El problema que tiene mi generación es que para saber dónde va el mundo cree que tiene que mirar a sus padres en lugar de a sus hijos.
A la vuelta de Navidad me fui a comer con un amigo. Me habló mucho y muy bien de una nueva persona que hay en su vida, una chica que conoció hacía meses y con la que se estaba escribiendo un montón. “Pero no nos acostamos, eso no. Yo respeto a mi novia”.
Dejé en la mesa los cubiertos porque hay pocos momentos impresionantes en la vida, y sospeché que ese iba a ser uno de ellos. ¿Cuánto era “un montón”? “Todos los días”, dijo con los ojos brillantes, “y siempre un mensaje de buenos días y otro de buenas noches. No pasan dos horas sin que nos digamos algo o nos llamemos. Pero no vamos más allá, no estamos engañando a nadie, es solo que no sabemos a dónde va esto”.
“No vamos más allá”, dijo. A dónde te queda ir ya, alma de cántaro.
Mi amigo X, y mi amiga Y, y supongo que varios más porque esto es una plaga, tienen tanta confianza en su educación católica que creen que hay más infidelidad en follar que en escribir. Y probablemente piensen todos que su pareja les está agradecida cuando lo más natural, llegado el caso, es que tu novio o tu novia se acuesten con quien les dé la gana y borren su número cuanto antes, porque un polvo dura mucho menos y es más discreto que coger el teléfono en una cena o en unas vacaciones y ponerse a echar de menos a otro.

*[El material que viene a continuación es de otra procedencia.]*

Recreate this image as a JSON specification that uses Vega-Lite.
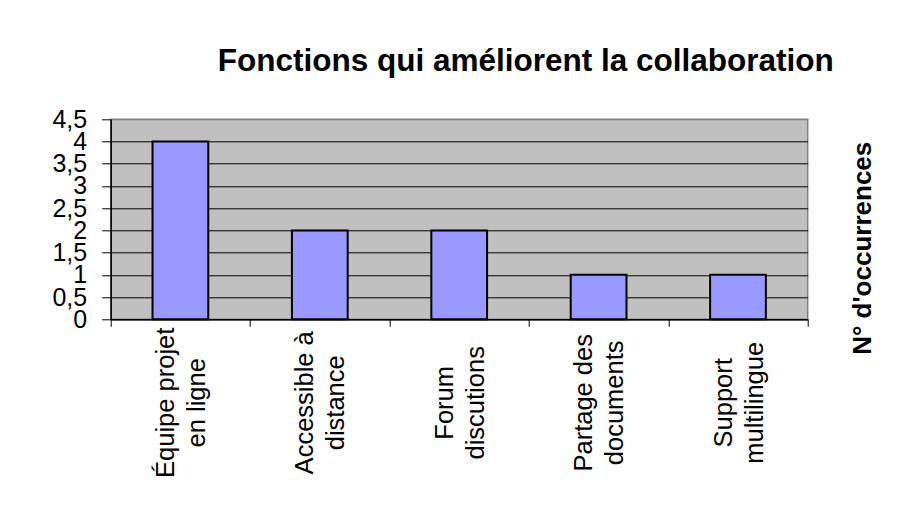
{
  "$schema": "https://vega.github.io/schema/vega-lite/v6.json",
  "width": 697,
  "height": 200,
  "autosize": {"type": "none"},
  "padding": {"left": 110.7, "top": 119.3, "right": 97.3, "bottom": 199.7},
  "background": "white",
  "title": {
    "text": "Fonctions qui améliorent la collaboration",
    "font": "Liberation Sans",
    "fontSize": 31.5,
    "fontWeight": "bold",
    "color": "black",
    "anchor": "start",
    "frame": "group",
    "dx": 107,
    "offset": 30
  },
  "data": {
    "values": [
      {"fonction": "Équipe projet\nen ligne", "occurrences": 4},
      {"fonction": "Accessible à\ndistance", "occurrences": 2},
      {"fonction": "Forum\ndiscutions", "occurrences": 2},
      {"fonction": "Partage des\ndocuments", "occurrences": 1},
      {"fonction": "Support\nmultilingue", "occurrences": 1}
    ]
  },
  "mark": {
    "type": "bar",
    "width": {"band": 0.4},
    "fill": "#9999FF",
    "stroke": "black",
    "strokeWidth": 2
  },
  "encoding": {
    "x": {
      "field": "fonction",
      "type": "nominal",
      "sort": null,
      "scale": {"paddingInner": 0, "paddingOuter": 0},
      "axis": {
        "title": null,
        "grid": false,
        "labelAngle": -90,
        "labelAlign": "center",
        "labelBaseline": "middle",
        "labelFont": "Liberation Sans",
        "labelFontSize": 25.5,
        "labelLineHeight": 31,
        "labelColor": "black",
        "labelLimit": 400,
        "labelOverlap": false,
        "labelPadding": 76,
        "labelOffset": -15,
        "labelExpr": "split(datum.label, '\\n')",
        "tickBand": "extent",
        "tickSize": 7,
        "tickColor": "black",
        "domainColor": "black",
        "domainWidth": 1.5,
        "encode": {
          "labels": {
            "update": {
              "dx": {"signal": "indexof(datum.value, 'Forum') === 0 ? 10 : indexof(datum.value, 'Support') === 0 ? 5 : indexof(datum.value, 'Partage') === 0 ? -2 : -6"}
            }
          }
        }
      }
    },
    "y": {
      "field": "occurrences",
      "type": "quantitative",
      "scale": {"domain": [0, 4.5], "nice": false},
      "axis": {
        "values": [0, 0.5, 1, 1.5, 2, 2.5, 3, 3.5, 4, 4.5],
        "format": ".1~f",
        "labelExpr": "replace(datum.label, '.', ',')",
        "labelFont": "Liberation Sans",
        "labelFontSize": 25,
        "labelColor": "black",
        "labelOverlap": false,
        "labelFlush": false,
        "labelPadding": 15,
        "tickSize": 9,
        "tickColor": "black",
        "domainColor": "black",
        "domainWidth": 1.5,
        "grid": true,
        "gridColor": {"condition": {"test": "datum.value >= 4.5", "value": "#808080"}, "value": "black"},
        "gridWidth": 1,
        "gridOpacity": 1,
        "title": "N° d'occurrences",
        "titleFont": "Liberation Sans",
        "titleFontSize": 26,
        "titleFontWeight": "bold",
        "titleColor": "black",
        "titleAngle": 270,
        "titleAlign": "center",
        "titleBaseline": "bottom",
        "titleX": 765,
        "titleY": 128.5
      }
    }
  },
  "config": {
    "font": "Liberation Sans",
    "view": {"fill": "#C0C0C0", "stroke": "#808080", "strokeWidth": 1.5}
  }
}
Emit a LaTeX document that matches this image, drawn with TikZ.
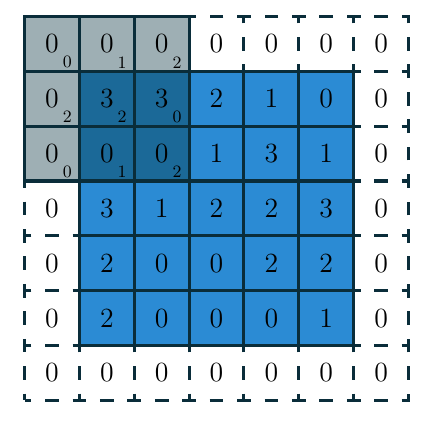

Yo le dije a mi amigo lo que pensaba: que por supuesto está bien escribirse con todo el mundo y escribirse más con personas que aprecias o te gustan, que también es natural el tonteo, que a veces uno puede —por inercia, por inconsciencia, por placer o por frivolidad— llevarlo más lejos, pero llamarse y escribirse todos los días y contarse todo con otra persona era una relación sentimental, hubiese sexo o no. Y que él era libre de tener esa relación y cien más, Dios me libre de juzgarlo, pero en la vida tan importante es inventarse una moto como no vendérsela a los demás.
Yo detecto en mi generación un ansia terrible de no sentirse mal cuando se hace el mal, o peor aún: creer que está mal cualquier cosa. También detecto que el sexo continúa siendo prestigioso y teniendo el aura de punto culminante del amor, engaño máximo y traición mayor en caso de la pareja infiel.
Me parece respetable, pero, como en la salud, la homeopatía agrava lo que se quiere combatir. Que ese tipo de relaciones de 200 mensajes al día, intercambios de fotos y enganches adictivos a otra persona sin tocarla se mantengan para “no poner los cuernos” es la broma definitiva: hay más cuernos en un “buenas noches” desde la cama mientras ves una serie con tu pareja que en un polvo rápido, o dos, con una persona desconocida en un ascensor.
Es urgente desprestigiar y banalizar, en según qué ocasiones, el sexo. El problema que tiene mi generación es que cree que para saber dónde va el mundo tiene que mirar a sus padres en lugar de a sus hijos, y no solo.
Tenemos 40 años y vivimos entre el fuego cruzado de una generación que está dejando de saber todo sobre un mundo que ya no comprende y otra que empieza a saberlo sobre un mundo que aún no comprende.
Umberto Eco, que de seguir vivo sería millennial, hizo que un personaje suyo se enamorase en una orgía de una mujer con la que estaba practicando sexo y luego, solo luego, la invitó a un café: eso es haberlo entendido todo. A menudo enamora más una conversación que un orgasmo, aunque disfrutemos más del segundo, por eso deberíamos abusar más de él y tratar con más cuidado lo otro.